:: Dataset excerpt ::
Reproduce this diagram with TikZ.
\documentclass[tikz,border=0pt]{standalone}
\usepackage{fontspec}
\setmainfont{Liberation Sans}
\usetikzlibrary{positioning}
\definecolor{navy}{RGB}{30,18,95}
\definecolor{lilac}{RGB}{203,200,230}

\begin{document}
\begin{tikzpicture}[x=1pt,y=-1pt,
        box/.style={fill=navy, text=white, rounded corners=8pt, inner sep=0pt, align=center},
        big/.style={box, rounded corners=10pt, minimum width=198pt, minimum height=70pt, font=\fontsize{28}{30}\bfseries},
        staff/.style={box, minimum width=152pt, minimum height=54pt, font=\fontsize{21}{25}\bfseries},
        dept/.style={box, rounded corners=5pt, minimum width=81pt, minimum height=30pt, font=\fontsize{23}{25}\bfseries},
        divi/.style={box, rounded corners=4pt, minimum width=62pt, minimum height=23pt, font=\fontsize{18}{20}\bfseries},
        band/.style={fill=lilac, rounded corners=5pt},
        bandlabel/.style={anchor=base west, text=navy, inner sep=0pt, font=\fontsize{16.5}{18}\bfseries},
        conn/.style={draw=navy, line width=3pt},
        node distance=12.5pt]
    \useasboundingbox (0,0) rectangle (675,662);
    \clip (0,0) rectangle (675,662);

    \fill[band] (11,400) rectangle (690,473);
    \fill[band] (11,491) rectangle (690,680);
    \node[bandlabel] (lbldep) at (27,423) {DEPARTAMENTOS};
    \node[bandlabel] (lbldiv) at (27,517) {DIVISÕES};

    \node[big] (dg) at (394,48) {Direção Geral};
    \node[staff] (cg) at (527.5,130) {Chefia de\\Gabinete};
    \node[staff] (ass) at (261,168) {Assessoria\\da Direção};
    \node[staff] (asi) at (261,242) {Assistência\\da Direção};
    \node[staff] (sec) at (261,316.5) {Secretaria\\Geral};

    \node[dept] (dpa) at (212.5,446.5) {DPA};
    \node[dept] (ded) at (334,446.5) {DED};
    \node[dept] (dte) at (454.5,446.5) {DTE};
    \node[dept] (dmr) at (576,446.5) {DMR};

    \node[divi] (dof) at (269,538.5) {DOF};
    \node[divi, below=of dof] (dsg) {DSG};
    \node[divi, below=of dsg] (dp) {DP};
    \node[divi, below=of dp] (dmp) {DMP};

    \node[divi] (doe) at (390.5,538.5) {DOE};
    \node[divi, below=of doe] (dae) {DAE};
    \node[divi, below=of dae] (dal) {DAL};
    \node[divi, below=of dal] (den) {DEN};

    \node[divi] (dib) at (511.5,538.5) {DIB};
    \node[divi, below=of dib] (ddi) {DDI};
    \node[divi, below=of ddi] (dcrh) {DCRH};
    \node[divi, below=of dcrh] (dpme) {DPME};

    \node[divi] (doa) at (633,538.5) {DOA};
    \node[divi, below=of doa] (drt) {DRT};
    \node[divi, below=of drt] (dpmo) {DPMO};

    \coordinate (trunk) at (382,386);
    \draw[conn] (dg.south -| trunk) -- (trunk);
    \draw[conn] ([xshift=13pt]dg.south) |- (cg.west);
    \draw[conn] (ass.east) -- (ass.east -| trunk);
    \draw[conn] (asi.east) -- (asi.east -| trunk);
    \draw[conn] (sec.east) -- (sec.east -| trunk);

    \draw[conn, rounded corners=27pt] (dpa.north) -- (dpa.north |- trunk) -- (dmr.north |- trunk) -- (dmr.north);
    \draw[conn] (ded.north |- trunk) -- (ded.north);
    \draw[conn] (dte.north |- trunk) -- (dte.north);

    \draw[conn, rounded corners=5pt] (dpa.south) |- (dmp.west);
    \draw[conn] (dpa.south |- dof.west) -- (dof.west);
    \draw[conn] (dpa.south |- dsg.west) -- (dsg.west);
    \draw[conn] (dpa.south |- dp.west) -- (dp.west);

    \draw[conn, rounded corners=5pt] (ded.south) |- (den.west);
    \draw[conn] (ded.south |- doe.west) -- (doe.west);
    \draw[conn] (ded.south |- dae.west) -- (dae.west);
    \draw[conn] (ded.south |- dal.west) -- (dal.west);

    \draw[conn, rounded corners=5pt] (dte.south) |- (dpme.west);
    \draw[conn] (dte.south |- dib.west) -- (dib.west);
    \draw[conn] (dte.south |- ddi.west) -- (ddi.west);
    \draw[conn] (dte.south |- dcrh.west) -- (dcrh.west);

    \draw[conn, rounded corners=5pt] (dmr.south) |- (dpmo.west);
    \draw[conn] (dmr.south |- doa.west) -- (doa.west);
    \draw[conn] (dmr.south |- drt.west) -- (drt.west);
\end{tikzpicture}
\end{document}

:: Given request ::
Reproduce the listing above word for word.

:: In response ::
Reproduce this diagram with TikZ.
\documentclass[tikz,border=0pt]{standalone}
\usepackage{fontspec}
\setmainfont{Liberation Sans}
\usetikzlibrary{positioning}
\definecolor{navy}{RGB}{30,18,95}
\definecolor{lilac}{RGB}{203,200,230}

\begin{document}
\begin{tikzpicture}[x=1pt,y=-1pt,
        box/.style={fill=navy, text=white, rounded corners=8pt, inner sep=0pt, align=center},
        big/.style={box, rounded corners=10pt, minimum width=198pt, minimum height=70pt, font=\fontsize{28}{30}\bfseries},
        staff/.style={box, minimum width=152pt, minimum height=54pt, font=\fontsize{21}{25}\bfseries},
        dept/.style={box, rounded corners=5pt, minimum width=81pt, minimum height=30pt, font=\fontsize{23}{25}\bfseries},
        divi/.style={box, rounded corners=4pt, minimum width=62pt, minimum height=23pt, font=\fontsize{18}{20}\bfseries},
        band/.style={fill=lilac, rounded corners=5pt},
        bandlabel/.style={anchor=base west, text=navy, inner sep=0pt, font=\fontsize{16.5}{18}\bfseries},
        conn/.style={draw=navy, line width=3pt},
        node distance=12.5pt]
    \useasboundingbox (0,0) rectangle (675,662);
    \clip (0,0) rectangle (675,662);

    \fill[band] (11,400) rectangle (690,473);
    \fill[band] (11,491) rectangle (690,680);
    \node[bandlabel] (lbldep) at (27,423) {DEPARTAMENTOS};
    \node[bandlabel] (lbldiv) at (27,517) {DIVISÕES};

    \node[big] (dg) at (394,48) {Direção Geral};
    \node[staff] (cg) at (527.5,130) {Chefia de\\Gabinete};
    \node[staff] (ass) at (261,168) {Assessoria\\da Direção};
    \node[staff] (asi) at (261,242) {Assistência\\da Direção};
    \node[staff] (sec) at (261,316.5) {Secretaria\\Geral};

    \node[dept] (dpa) at (212.5,446.5) {DPA};
    \node[dept] (ded) at (334,446.5) {DED};
    \node[dept] (dte) at (454.5,446.5) {DTE};
    \node[dept] (dmr) at (576,446.5) {DMR};

    \node[divi] (dof) at (269,538.5) {DOF};
    \node[divi, below=of dof] (dsg) {DSG};
    \node[divi, below=of dsg] (dp) {DP};
    \node[divi, below=of dp] (dmp) {DMP};

    \node[divi] (doe) at (390.5,538.5) {DOE};
    \node[divi, below=of doe] (dae) {DAE};
    \node[divi, below=of dae] (dal) {DAL};
    \node[divi, below=of dal] (den) {DEN};

    \node[divi] (dib) at (511.5,538.5) {DIB};
    \node[divi, below=of dib] (ddi) {DDI};
    \node[divi, below=of ddi] (dcrh) {DCRH};
    \node[divi, below=of dcrh] (dpme) {DPME};

    \node[divi] (doa) at (633,538.5) {DOA};
    \node[divi, below=of doa] (drt) {DRT};
    \node[divi, below=of drt] (dpmo) {DPMO};

    \coordinate (trunk) at (382,386);
    \draw[conn] (dg.south -| trunk) -- (trunk);
    \draw[conn] ([xshift=13pt]dg.south) |- (cg.west);
    \draw[conn] (ass.east) -- (ass.east -| trunk);
    \draw[conn] (asi.east) -- (asi.east -| trunk);
    \draw[conn] (sec.east) -- (sec.east -| trunk);

    \draw[conn, rounded corners=27pt] (dpa.north) -- (dpa.north |- trunk) -- (dmr.north |- trunk) -- (dmr.north);
    \draw[conn] (ded.north |- trunk) -- (ded.north);
    \draw[conn] (dte.north |- trunk) -- (dte.north);

    \draw[conn, rounded corners=5pt] (dpa.south) |- (dmp.west);
    \draw[conn] (dpa.south |- dof.west) -- (dof.west);
    \draw[conn] (dpa.south |- dsg.west) -- (dsg.west);
    \draw[conn] (dpa.south |- dp.west) -- (dp.west);

    \draw[conn, rounded corners=5pt] (ded.south) |- (den.west);
    \draw[conn] (ded.south |- doe.west) -- (doe.west);
    \draw[conn] (ded.south |- dae.west) -- (dae.west);
    \draw[conn] (ded.south |- dal.west) -- (dal.west);

    \draw[conn, rounded corners=5pt] (dte.south) |- (dpme.west);
    \draw[conn] (dte.south |- dib.west) -- (dib.west);
    \draw[conn] (dte.south |- ddi.west) -- (ddi.west);
    \draw[conn] (dte.south |- dcrh.west) -- (dcrh.west);

    \draw[conn, rounded corners=5pt] (dmr.south) |- (dpmo.west);
    \draw[conn] (dmr.south |- doa.west) -- (doa.west);
    \draw[conn] (dmr.south |- drt.west) -- (drt.west);
\end{tikzpicture}
\end{document}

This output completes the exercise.